Est-ce que la culture latine, dont le cliché de la femme de caractère est parfois présent, a pu te protéger d’une forme d’ostracisme justement ?
Complètement. Il y a quelque chose qui me porte beaucoup, qui m'a donné beaucoup de courage. Après c'est sûr que dans les contrastes que moi je peux trouver, en ayant grandi avec cette culture en Suisse, c'est aussi ça qui nous aide parce que dans les moments où c'est plus compliqué, on va aussi apprendre à faire ses armes. Je ne dirais pas que c'est uniquement lié à la culture latine américaine. Il n’y a pas que ça qui m'a donné ces clés là, mais c'est sûr qu'elle fait complètement partie de cette force et du courage que ça m'a donné ça c'est clair.
Tu produis toi-même ta musique. Est-ce que tu as besoin d’être dans une forme de solitude pour travailler et aller au bout de tes idées musicales ? Est-ce que tu aurais envie de collaborer avec d’autres producteurices dans le futur ?

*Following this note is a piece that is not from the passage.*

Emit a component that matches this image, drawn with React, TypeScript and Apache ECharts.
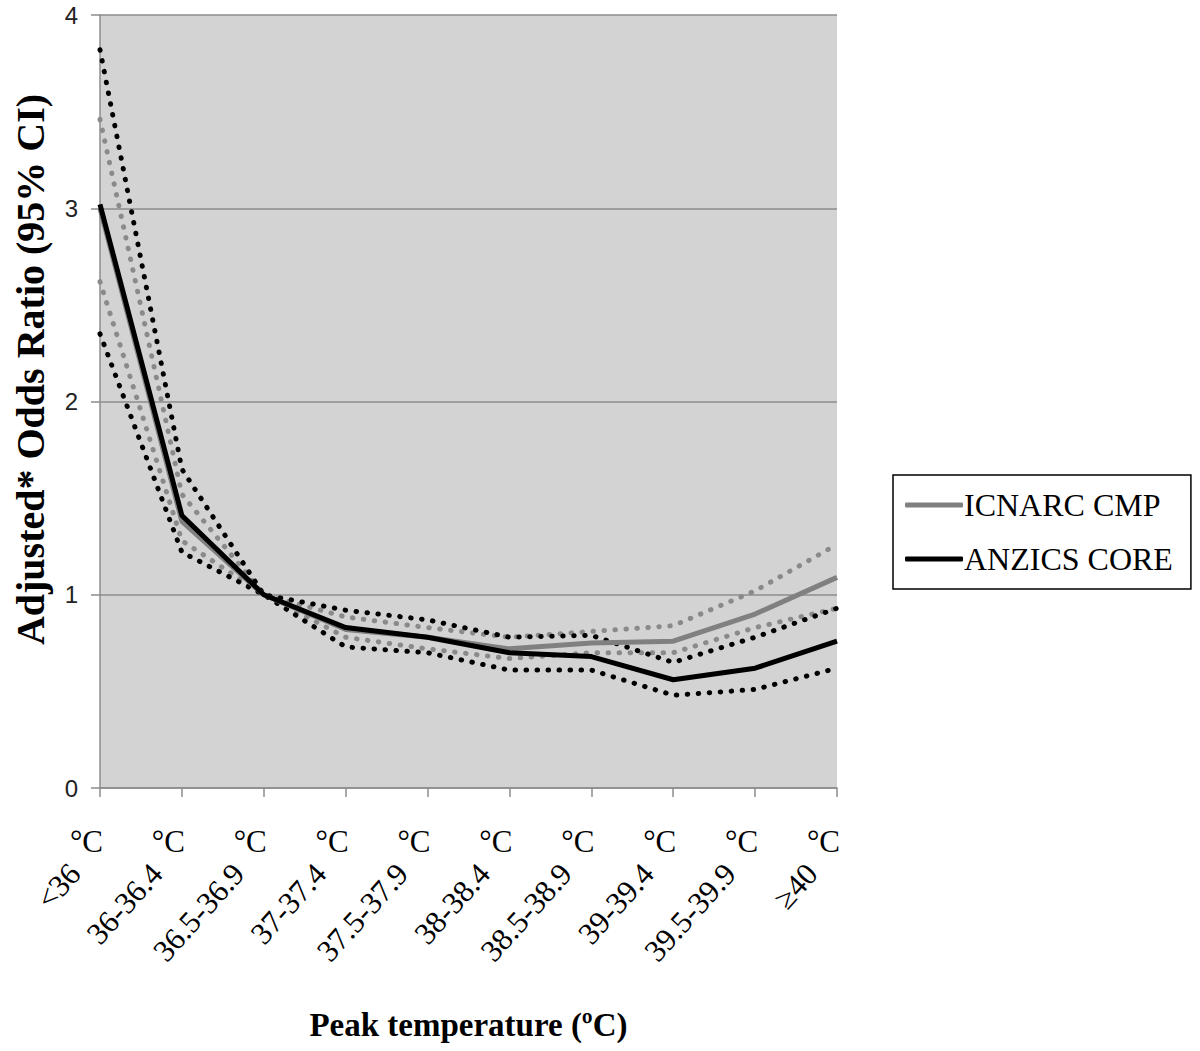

J’avais besoin pour ce deuxième EP de prendre confiance en moi en tant que productrice. Il y a très peu de réalisatrices de musique. Je ne l'ai pas fait pour ça, mais on en croise peu. Et puis aussi je pense que j'arrivais à un stade où je n’arrivais plus trop à décrire ce que je voulais. Je ne trouvais plus les mots, ça devenait trop spécifique. Du coup il fallait que je le fasse moi. Je pense que j'ai aussi eu un ras-le-bol de certaines situations que j'ai pu vivre en sessions avec des producteurs.
Si tu devais citer un ou une artiste qui t'aurait inspiré, ce serait qui ?
Chavela Vargas, qui est une chanteuse mexicaine. Elle a ce truc quand elle chante, on a l'impression qu'il y a un peu tout son corps qui s’anime. Il y a quelque chose de très dramatique, de très intense dans sa manière de chanter. Puis elle m'a beaucoup accompagné adolescente. J'ai l'impression qu’elle m'a pas mal marqué dans sa manière d’utiliser la vulnérabilité, la rage en musique, en chanson, puis à quel point en fait c'est réparateur, pour moi et pour nous en général.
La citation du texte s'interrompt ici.